Maybe I can try to do this job. ref:https://platform.openai.com/docs/api-reference/chat
@LuoPengcheng12138 thanks ,assign to you
hi, @fengju0213 ,I encountered a rate limit issue while running the benchmark. Even when I set max_concurrent_scenarios to 1, the problem persists. Are there any good solutions? Here's the error log:
2025-11-04 02:27:39,337 - camel.models.model_manager - ERROR - Error processing with model: <camel.models.openai_model.OpenAIModel object at 0x123c95100>
2025-11-04 02:27:39,338 - camel.camel.agents.chat_agent - WARNING - Rate limit hit (attempt 1/3).
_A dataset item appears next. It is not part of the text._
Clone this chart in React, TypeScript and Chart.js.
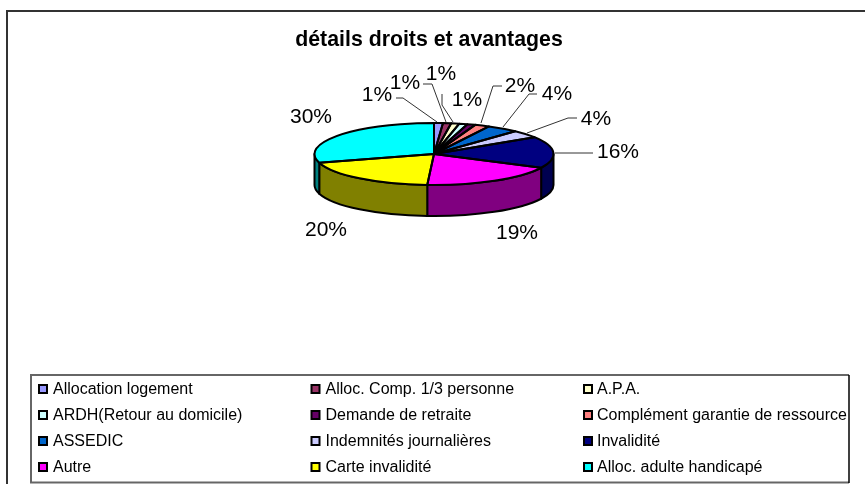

Retrying in 0.5s
hi, @fengju0213 ,I encountered a rate limit issue while running the benchmark. Even when I set
max_concurrent_scenariosto 1, the problem persists. Are there any good solutions? Here's the error log:2025-11-04 02:27:39,337 - camel.models.model_manager - ERROR - Error processing with model: <camel.models.openai_model.OpenAIModel object at 0x123c95100> 2025-11-04 02:27:39,338 - camel.camel.agents.chat_agent - WARNING - Rate limit hit (attempt 1/3). Retrying in 0.5s
is max_concurrent_scenarios a parameter in chatagent?
max_concurrent_scenarios is a parameter in the Gaia2 runtime environment, used to set the number of benchmark scenarios that run in parallel.But even when set to 1 (running sequentially), rate limit still occurs.
max_concurrent_scenariosis a parameter in the Gaia2 runtime environment, used to set the number of benchmark scenarios that run in parallel.But even when set to 1 (running sequentially), rate limit still occurs.
i see ,That's likely because the task is quite long and the ratelimit of the key used is relatively low. This issue occurred after multiple calls. There probably isn't a good solution right now; we'll have to wait until the account's ratelimit is increased.